DATA SHOWN:
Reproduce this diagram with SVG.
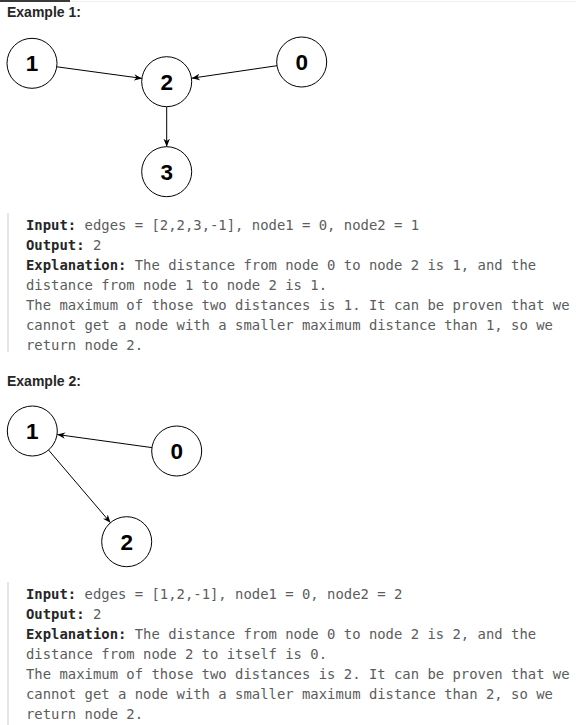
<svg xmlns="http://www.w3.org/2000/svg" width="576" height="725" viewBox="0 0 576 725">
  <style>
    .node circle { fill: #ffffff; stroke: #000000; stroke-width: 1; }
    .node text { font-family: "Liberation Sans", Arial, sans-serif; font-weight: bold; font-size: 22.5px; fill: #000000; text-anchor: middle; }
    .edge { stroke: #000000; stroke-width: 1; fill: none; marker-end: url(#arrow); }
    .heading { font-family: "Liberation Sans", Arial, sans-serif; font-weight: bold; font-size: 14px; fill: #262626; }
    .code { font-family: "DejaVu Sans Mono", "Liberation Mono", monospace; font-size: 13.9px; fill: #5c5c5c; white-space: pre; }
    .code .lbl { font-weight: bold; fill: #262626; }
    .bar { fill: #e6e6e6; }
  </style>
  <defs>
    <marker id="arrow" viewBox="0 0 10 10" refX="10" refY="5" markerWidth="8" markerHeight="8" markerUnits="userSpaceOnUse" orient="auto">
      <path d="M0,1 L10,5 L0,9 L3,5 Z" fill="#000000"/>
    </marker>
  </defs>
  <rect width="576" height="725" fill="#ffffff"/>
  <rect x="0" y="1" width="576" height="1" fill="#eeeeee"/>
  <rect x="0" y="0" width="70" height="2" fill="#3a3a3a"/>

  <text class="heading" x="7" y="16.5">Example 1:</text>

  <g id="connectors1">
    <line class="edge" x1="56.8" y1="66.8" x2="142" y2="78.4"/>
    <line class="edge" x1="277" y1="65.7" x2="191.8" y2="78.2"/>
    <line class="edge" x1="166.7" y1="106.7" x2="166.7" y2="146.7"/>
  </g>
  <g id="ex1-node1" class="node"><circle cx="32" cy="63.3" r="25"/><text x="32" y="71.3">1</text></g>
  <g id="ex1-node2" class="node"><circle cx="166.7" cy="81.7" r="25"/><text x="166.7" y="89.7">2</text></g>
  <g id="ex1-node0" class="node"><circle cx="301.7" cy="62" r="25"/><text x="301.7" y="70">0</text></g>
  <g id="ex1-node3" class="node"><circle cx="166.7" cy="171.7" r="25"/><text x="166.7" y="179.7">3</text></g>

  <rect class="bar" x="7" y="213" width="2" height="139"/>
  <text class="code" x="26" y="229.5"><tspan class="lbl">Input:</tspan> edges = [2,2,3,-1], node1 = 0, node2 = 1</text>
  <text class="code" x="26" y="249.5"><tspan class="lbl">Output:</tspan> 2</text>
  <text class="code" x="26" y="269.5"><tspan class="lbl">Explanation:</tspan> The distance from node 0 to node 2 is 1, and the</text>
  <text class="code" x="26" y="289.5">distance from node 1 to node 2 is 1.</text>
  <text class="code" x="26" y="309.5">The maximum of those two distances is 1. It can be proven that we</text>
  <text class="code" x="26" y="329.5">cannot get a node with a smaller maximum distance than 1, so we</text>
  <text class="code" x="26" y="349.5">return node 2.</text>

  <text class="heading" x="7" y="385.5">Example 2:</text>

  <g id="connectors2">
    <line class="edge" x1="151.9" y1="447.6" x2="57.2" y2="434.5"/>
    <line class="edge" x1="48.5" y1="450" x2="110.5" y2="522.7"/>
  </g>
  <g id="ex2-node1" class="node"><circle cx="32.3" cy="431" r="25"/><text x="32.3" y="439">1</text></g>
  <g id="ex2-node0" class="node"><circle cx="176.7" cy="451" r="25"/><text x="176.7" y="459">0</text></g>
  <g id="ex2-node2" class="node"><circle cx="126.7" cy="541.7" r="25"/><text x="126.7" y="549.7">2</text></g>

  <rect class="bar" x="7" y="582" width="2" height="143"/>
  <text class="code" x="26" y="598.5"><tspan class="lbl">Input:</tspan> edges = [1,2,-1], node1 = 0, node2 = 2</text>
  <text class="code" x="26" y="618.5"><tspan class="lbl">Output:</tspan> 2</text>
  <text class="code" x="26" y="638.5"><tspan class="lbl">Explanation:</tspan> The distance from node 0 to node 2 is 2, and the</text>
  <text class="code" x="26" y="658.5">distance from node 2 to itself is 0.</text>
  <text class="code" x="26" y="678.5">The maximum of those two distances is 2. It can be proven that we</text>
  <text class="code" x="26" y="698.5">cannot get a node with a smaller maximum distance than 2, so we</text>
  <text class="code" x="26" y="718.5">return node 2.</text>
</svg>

WHAT YOU WILL DO: Copy the data character for character, but drop all pictures from the copy.

COMPLETED TASK:
Reproduce this diagram with SVG.
<svg xmlns="http://www.w3.org/2000/svg" width="576" height="725" viewBox="0 0 576 725">
  <style>
    .node circle { fill: #ffffff; stroke: #000000; stroke-width: 1; }
    .node text { font-family: "Liberation Sans", Arial, sans-serif; font-weight: bold; font-size: 22.5px; fill: #000000; text-anchor: middle; }
    .edge { stroke: #000000; stroke-width: 1; fill: none; marker-end: url(#arrow); }
    .heading { font-family: "Liberation Sans", Arial, sans-serif; font-weight: bold; font-size: 14px; fill: #262626; }
    .code { font-family: "DejaVu Sans Mono", "Liberation Mono", monospace; font-size: 13.9px; fill: #5c5c5c; white-space: pre; }
    .code .lbl { font-weight: bold; fill: #262626; }
    .bar { fill: #e6e6e6; }
  </style>
  <defs>
    <marker id="arrow" viewBox="0 0 10 10" refX="10" refY="5" markerWidth="8" markerHeight="8" markerUnits="userSpaceOnUse" orient="auto">
      <path d="M0,1 L10,5 L0,9 L3,5 Z" fill="#000000"/>
    </marker>
  </defs>
  <rect width="576" height="725" fill="#ffffff"/>
  <rect x="0" y="1" width="576" height="1" fill="#eeeeee"/>
  <rect x="0" y="0" width="70" height="2" fill="#3a3a3a"/>

  <text class="heading" x="7" y="16.5">Example 1:</text>

  <g id="connectors1">
    <line class="edge" x1="56.8" y1="66.8" x2="142" y2="78.4"/>
    <line class="edge" x1="277" y1="65.7" x2="191.8" y2="78.2"/>
    <line class="edge" x1="166.7" y1="106.7" x2="166.7" y2="146.7"/>
  </g>
  <g id="ex1-node1" class="node"><circle cx="32" cy="63.3" r="25"/><text x="32" y="71.3">1</text></g>
  <g id="ex1-node2" class="node"><circle cx="166.7" cy="81.7" r="25"/><text x="166.7" y="89.7">2</text></g>
  <g id="ex1-node0" class="node"><circle cx="301.7" cy="62" r="25"/><text x="301.7" y="70">0</text></g>
  <g id="ex1-node3" class="node"><circle cx="166.7" cy="171.7" r="25"/><text x="166.7" y="179.7">3</text></g>

  <rect class="bar" x="7" y="213" width="2" height="139"/>
  <text class="code" x="26" y="229.5"><tspan class="lbl">Input:</tspan> edges = [2,2,3,-1], node1 = 0, node2 = 1</text>
  <text class="code" x="26" y="249.5"><tspan class="lbl">Output:</tspan> 2</text>
  <text class="code" x="26" y="269.5"><tspan class="lbl">Explanation:</tspan> The distance from node 0 to node 2 is 1, and the</text>
  <text class="code" x="26" y="289.5">distance from node 1 to node 2 is 1.</text>
  <text class="code" x="26" y="309.5">The maximum of those two distances is 1. It can be proven that we</text>
  <text class="code" x="26" y="329.5">cannot get a node with a smaller maximum distance than 1, so we</text>
  <text class="code" x="26" y="349.5">return node 2.</text>

  <text class="heading" x="7" y="385.5">Example 2:</text>

  <g id="connectors2">
    <line class="edge" x1="151.9" y1="447.6" x2="57.2" y2="434.5"/>
    <line class="edge" x1="48.5" y1="450" x2="110.5" y2="522.7"/>
  </g>
  <g id="ex2-node1" class="node"><circle cx="32.3" cy="431" r="25"/><text x="32.3" y="439">1</text></g>
  <g id="ex2-node0" class="node"><circle cx="176.7" cy="451" r="25"/><text x="176.7" y="459">0</text></g>
  <g id="ex2-node2" class="node"><circle cx="126.7" cy="541.7" r="25"/><text x="126.7" y="549.7">2</text></g>

  <rect class="bar" x="7" y="582" width="2" height="143"/>
  <text class="code" x="26" y="598.5"><tspan class="lbl">Input:</tspan> edges = [1,2,-1], node1 = 0, node2 = 2</text>
  <text class="code" x="26" y="618.5"><tspan class="lbl">Output:</tspan> 2</text>
  <text class="code" x="26" y="638.5"><tspan class="lbl">Explanation:</tspan> The distance from node 0 to node 2 is 2, and the</text>
  <text class="code" x="26" y="658.5">distance from node 2 to itself is 0.</text>
  <text class="code" x="26" y="678.5">The maximum of those two distances is 2. It can be proven that we</text>
  <text class="code" x="26" y="698.5">cannot get a node with a smaller maximum distance than 2, so we</text>
  <text class="code" x="26" y="718.5">return node 2.</text>
</svg>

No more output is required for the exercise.